- Theatrical release poster
- Directed by: Eddie Davis
- Written by: Eddie Davis Charles E. Savage
- Story by: Edward D. Hoch
- Produced by: Eddie Davis Reg Goldsworthy
- Starring: Vera Miles Robert Lansing Barry Sullivan
- Cinematography: Mick Bornemann
- Edited by: Ian Maitland
- Music by: Bob Young
- Production company: Goldsworthy Productions
- Distributed by: British Empire Films
- Release date: 12 June 1969;
- Running time: 98 minutes
- Country: Australia
- Language: English
- Budget: $300,000

= It Takes All Kinds (film) =

1969 film by Eddie Davis

It Takes All Kinds is a 1969 Australian crime drama film directed by Eddie Davis.

==Plot==
American sailor Tony Gunther is asked by Laura Ring to help steal a stained-glass window from a museum.

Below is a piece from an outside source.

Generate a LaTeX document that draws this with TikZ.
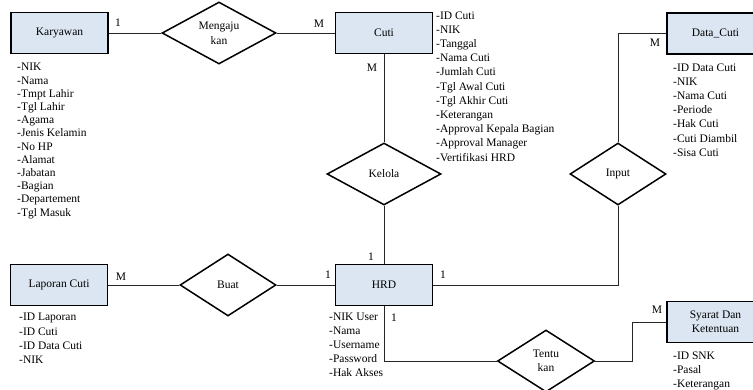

The robbery is a success but then Laura disappears with the window. Tony finds her and she's discovered with crime lord Orville Benton. Benton has a collection of art treasures in the false bottom of a wheat silo. Police capture Benton and his gang but Laura dies.

==Cast==
- Vera Miles as Laura Ring
- Robert Lansing as Tony Gunther
- Barry Sullivan as Orville Benton
- Sid Melton as Benji
- Penny Sugg as J.P. Duncan
- Chris Christensen as Swede
- Edward Hepple as Cockney
- Tommy Dysart as Seaman
- Alistair Smart as Ray
- Rod Mullinar as Policeman
- Bob Haddow as Dan
- Peter Whittle as Bodyguard
- Reg Gorman as Man at airport
- Roger Ward as Bodyguard
- John Llewellyn as Detective
- Les Berryman

==Production==
The film was the first of three movies made by Reg Goldsworthy in association with Commonwealth United Corporation for the American television market. The director and leading actors were imported from Hollywood but the rest of the cast and crew were Australian.

It was shot in four weeks in March 1968. Locations were shot around Sydney and Melbourne with interiors done at Ajax Studios in Sydney.

==Release==
The film was poorly reviewed and was a commercial failure.